Using the past to understand the present
As the son of a sociologist in a family with a long-standing academic tradition, Jaeyoon Song, now a professor of history at McMaster, always knew that he would go into academia.
After his childhood in Seoul and following a stint in the Korean Army, in which he worked with the US army as part of the Korean Augmentation to the United States Army (KATUSA) program, Song completed his PhD at Harvard University in 2007. He taught at the University of Tennessee before coming to McMaster in 2009 – a move that, he says, felt surprisingly familiar, as it reminded him of his time in New England.
As a researcher, teacher, author, columnist and fiction writer, Song says it may look as though his focus is in many different places – the medieval Confucian Classics and related commentaries, modern Chinese history, and contemporary Chinese politics – but it’s actually all part of the same deeply connected interest in China, its government, its history and its people.
We spoke with him recently about his wide-ranging projects.
Can you tell me a little about your work?
I’m a historian, but I began as a philosopher – my undergraduate major was philosophy. Having engaged in philosophical inquiry into human nature for a long time, I realized that in order to study humanity I need to take an empirical approach – to discuss humanity in a more meaningful way I really had to take a close look at people’s real experiences.
I became interested in medieval Chinese history because I had studied the Confucian Classics [a series of five books by Confucius consisting of the Book of Odes, the Book of Documents, the Book of Rites, and the Spring and Autumn Annals] as a philosophy major. To gain a comprehensive understanding of the Confucian Classics, I started to look at the historical contexts in which these works became important over time – and then I realized that I needed to look at people’s actual existential experiences, rather than talking about human nature in abstract. That’s how I got into historical inquiry, and that’s what I’m doing now.
I researched the diverse exegetical traditions of the Confucian Classics, focusing on Song Dynasty China (960-1279). Once I started working at McMaster, my research has gradually expanded to the fields of modern Chinese history and contemporary Chinese politics, and I’ve now written three books on modern China, because without understanding what’s going on in China today I can’t introduce the topic to my students in a meaningful way.
What’s your perspective, as a historian, of China’s role in the world today?
China has become so very important over time – it’s the second-largest economy in the world, but with a political system that’s very different from ours.
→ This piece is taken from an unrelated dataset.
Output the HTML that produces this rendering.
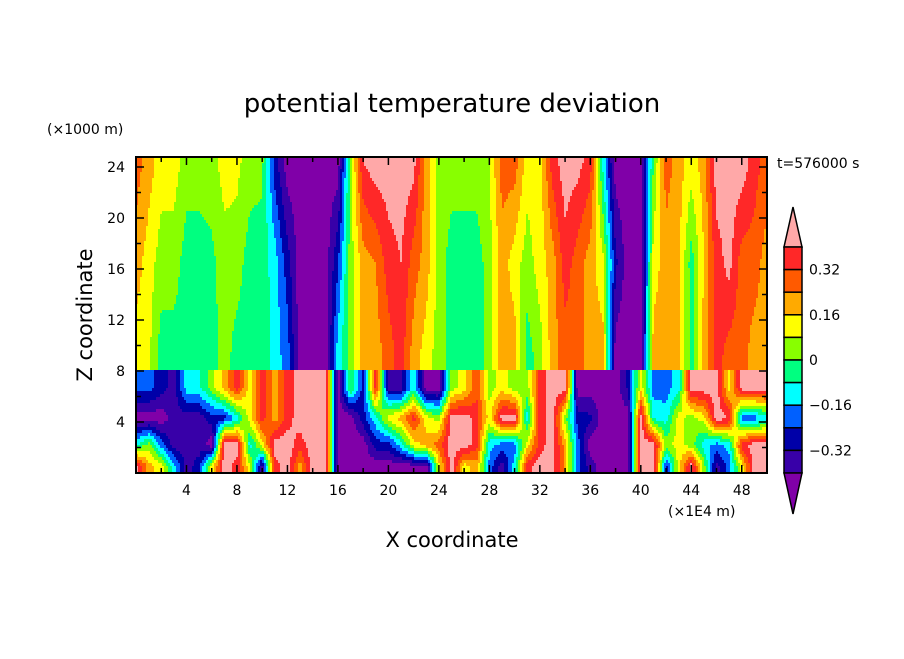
<!DOCTYPE html>
<html><head><meta charset="utf-8">
<style>
html,body{margin:0;padding:0;background:#fff;}
svg text{font-family:"DejaVu Sans","Liberation Sans",sans-serif;fill:#000;}
</style></head>
<body>
<svg id="chart" width="904" height="654" viewBox="0 0 904 654" xmlns="http://www.w3.org/2000/svg">
<rect x="0" y="0" width="904" height="654" fill="#fff"/>
<text x="452" y="112" font-size="26" text-anchor="middle">potential temperature deviation</text>
<text x="47" y="134" font-size="14">(×1000 m)</text>
<text x="777" y="168" font-size="14">t=576000 s</text>
<text x="668" y="516" font-size="14">(×1E4 m)</text>
<text x="452" y="547" font-size="21" text-anchor="middle">X coordinate</text>
<text x="0" y="0" font-size="21" text-anchor="middle" transform="translate(92,315) rotate(-90)">Z coordinate</text>
<g id="field"></g>
<g id="axes"></g>
<g id="cbar"></g>
</svg>
<script>
// contour levels and colors
const levels = [-0.40,-0.32,-0.24,-0.16,-0.08,0,0.08,0.16,0.24,0.32,0.40];
const colors = ["#8000a8","#3800a8","#0000a8","#0060ff","#00ffff","#00ff80","#88ff00","#ffff00","#ffaa00","#ff5a00","#ff2828","#ffa8a8"];
const cbarLabels = ["0.32","0.16","0","-0.16","-0.32"];
const xTickLabels = [4,8,12,16,20,24,28,32,36,40,44,48];
const yTickLabels = [4,8,12,16,20,24];
// upper layer: value per x unit (0..50) at z=9.2, 16.5, 24.4
const upperBot = [.12,.1,-.04,-.04,-.04,-.04,-.04,.04,-.04,-.04,0,-.12,-.2,-.45,-.45,-.45,-.12,.04,.2,.2,.28,.36,.2,.12,.04,-.04,-.04,-.04,.04,.2,.2,-.04,.04,.2,.28,.28,.2,.2,-.45,-.45,-.45,.2,.2,.2,-.04,.2,.36,.28,.28,.2,.2];
const upperMid = [.2,.12,.04,.04,-.04,-.04,-.02,.04,.04,-.04,-.04,-.12,-.28,-.45,-.45,-.45,-.25,.04,.2,.24,.36,.4,.28,.2,.05,-.04,-.04,-.04,.04,.2,.12,.04,.12,.2,.36,.28,.2,.1,-.3,-.45,-.45,.12,.2,.18,-.04,.16,.36,.43,.28,.28,.2];
const upperTop = [.28,.2,.12,.12,.04,.04,.04,.12,.1,.04,.02,-.28,-.45,-.45,-.45,-.45,-.45,.04,.4,.45,.45,.45,.43,.2,.05,.04,.04,.04,.08,.28,.28,.12,.12,.36,.45,.43,.36,-.1,-.45,-.45,-.45,0,.28,.2,.12,.2,.45,.45,.45,.36,.28];
// lower layer: value per x unit at z=6.7, 4.3, 2.2, 0.5
const lowZ7 = [-.2,-.2,-.28,-.36,-.12,-.1,.04,.2,.36,.12,.36,.2,.36,.45,.45,.45,-.45,0,-.28,.36,-.36,-.36,-.1,-.45,-.45,.04,.12,.3,.04,.12,.04,.04,.36,.45,.45,-.45,-.45,-.45,-.45,-.3,.12,-.2,-.2,-.12,.45,.45,.45,.12,.45,.45,.45];
const lowZ5 = [-.45,-.45,-.45,-.36,-.36,-.36,-.28,-.28,-.12,.12,.36,.2,.36,.45,.45,.45,-.45,-.45,-.28,-.1,.12,.2,.36,.12,.04,.45,.45,.36,.12,.45,.45,-.12,.36,.45,.04,-.28,-.3,-.45,-.45,-.45,.45,-.1,-.12,.12,.04,.12,.45,.4,-.2,-.2,-.12];
const lowZ3 = [-.1,.04,-.2,-.36,-.36,-.36,-.45,.45,.45,-.12,.12,.45,.45,.36,.45,.45,-.45,-.45,-.45,-.28,-.28,-.12,.12,.2,.28,.45,.45,.36,-.12,-.2,-.2,.12,.36,.45,.2,-.2,-.45,-.45,-.45,-.45,.45,.45,.04,.12,.04,-.12,-.2,-.12,.36,.45,.45];
const lowZ1 = [.45,.2,.12,-.12,-.36,-.28,.12,.45,.36,.12,-.4,.36,.45,.2,.45,.45,-.45,-.45,-.45,-.45,-.45,-.45,-.45,-.45,.12,.45,.12,.2,-.2,-.36,-.12,.36,.45,.45,.2,-.2,-.36,-.45,-.45,-.45,.45,.45,-.28,.12,.45,.04,-.36,-.2,.12,.45,.45];

const X0=136, X1=767, Y0=473, YT=157;
const xs = u => X0 + u*(X1-X0)/50;
const ys = z => Y0 - z*12.75;
const NS="http://www.w3.org/2000/svg";
function colorOf(v){let i=0;while(i<levels.length && v>=levels[i]) i++;return colors[i];}
function lerp(a,b,t){return a+(b-a)*t;}
function colInterp(arr,u){
  const i=Math.max(0,Math.min(arr.length-2,Math.floor(u)));const t=Math.max(0,Math.min(1,u-i));return lerp(arr[i],arr[i+1],t);}
function profile(zs,vs,z){
  if(z<=zs[0]) return vs[0];
  for(let k=0;k<zs.length-1;k++){ if(z<=zs[k+1]) return lerp(vs[k],vs[k+1],(z-zs[k])/(zs[k+1]-zs[k])); }
  return vs[vs.length-1];
}
function value(u,z){
  if(z>=8){
    return profile([9.2,16.5,24.4],[colInterp(upperBot,u),colInterp(upperMid,u),colInterp(upperTop,u)],z);
  }
  return profile([0.5,2.2,4.3,6.7],[colInterp(lowZ1,u),colInterp(lowZ3,u),colInterp(lowZ5,u),colInterp(lowZ7,u)],z);
}
const field=document.getElementById('field');
const dx=2, dy=3;
function addRun(x0,x1,y,h,c){
  const r=document.createElementNS(NS,'rect');
  r.setAttribute('x',x0);r.setAttribute('y',y);r.setAttribute('width',x1-x0);r.setAttribute('height',h+0.5);r.setAttribute('fill',c);
  
  
  field.appendChild(r);
}
for(let py=YT; py<Y0; py+=dy){
  const h=Math.min(dy,Y0-py); const z=(Y0-(py+h/2))/12.75;
  let runStart=X0, runCol=null;
  for(let px=X0; px<X1; px+=dx){
    const u=(Math.min(px+dx/2,X1)-X0)*50/(X1-X0);
    const c=colorOf(value(u,z));
    if(c!==runCol){
      if(runCol!==null) addRun(runStart,px,py,h,runCol);
      runStart=px; runCol=c;
    }
  }
  addRun(runStart,X1,py,h,runCol);
}
const axes=document.getElementById('axes');
function el(tag,attrs,parent,text){const e=document.createElementNS(NS,tag);for(const k in attrs)e.setAttribute(k,attrs[k]);if(text!==undefined)e.textContent=text;parent.appendChild(e);return e;}
const frame=el('rect',{x:X0,y:YT,width:X1-X0,height:Y0-YT,fill:'none',stroke:'#000','stroke-width':2},axes);


for(let u=2; u<50; u+=2){
  const x=xs(u), L=(u%4===0)?8:5;
  const t1=el('line',{x1:x,y1:Y0,x2:x,y2:Y0-L,stroke:'#000','stroke-width':1.5},axes);
  
  
  const t2=el('line',{x1:x,y1:YT,x2:x,y2:YT+L,stroke:'#000','stroke-width':1.5},axes);
  
  
}
for(let z=2; z<=24; z+=2){
  const y=ys(z), L=(z%4===0)?8:5;
  const t1=el('line',{x1:X0,y1:y,x2:X0+L,y2:y,stroke:'#000','stroke-width':1.5},axes);
  
  
  const t2=el('line',{x1:X1,y1:y,x2:X1-L,y2:y,stroke:'#000','stroke-width':1.5},axes);
  
  
}
xTickLabels.forEach(v=>{
  const t=el('text',{x:xs(v),y:Y0+22,'font-size':14,'text-anchor':'middle'},axes,String(v));
  
  
});
yTickLabels.forEach(v=>{
  const t=el('text',{x:X0-11,y:ys(v)+5,'font-size':14,'text-anchor':'end'},axes,String(v));
  
  
});
// colorbar
const cb=document.getElementById('cbar');
const CX0=784, CX1=802, CT=247, CB=473, nb=10, bh=(CB-CT)/nb;
const up=el('polygon',{points:`${CX0},${CT} ${CX1},${CT} ${(CX0+CX1)/2},${207}`,fill:colors[11],stroke:'#000','stroke-width':1.5},cb);


for(let i=0;i<nb;i++){
  const r=el('rect',{x:CX0,y:CT+i*bh,width:CX1-CX0,height:bh,fill:colors[10-i],stroke:'#000','stroke-width':1.5},cb);
  
  
}
const dn=el('polygon',{points:`${CX0},${CB} ${CX1},${CB} ${(CX0+CX1)/2},${514}`,fill:colors[0],stroke:'#000','stroke-width':1.5},cb);


cbarLabels.forEach((s,i)=>{
  const t=el('text',{x:809,y:CT+(1+2*i)*bh+5,'font-size':14},cb,s.replace('-','\u2212'));
  
  
});
</script>
</body></html>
It’s a non-democratic economic superpower – a one-party dictatorship, as written in the Chinese constitution. Separation of powers in government is not allowed, freedom of expression is limited, and yet it’s become incredibly powerful.
To come to terms with China as it is today, we need to understand how China came into being, how China arose from a “basket case” to an economic powerhouse. In my trilogy A Sad China, I describe the history of modern China – the first volume on the initial stage of the socialist reform 1948 to 1964, the second volume on the Cultural Revolution (1964-1976), and the third on the Reform and Opening-up since 1978, respectively.
Why “Sad China”? I wanted to empathize with the painful experiences of the people – I wanted to observe the real-life experiences of the people such as the great famine and political upheavals during the Cultural Revolution.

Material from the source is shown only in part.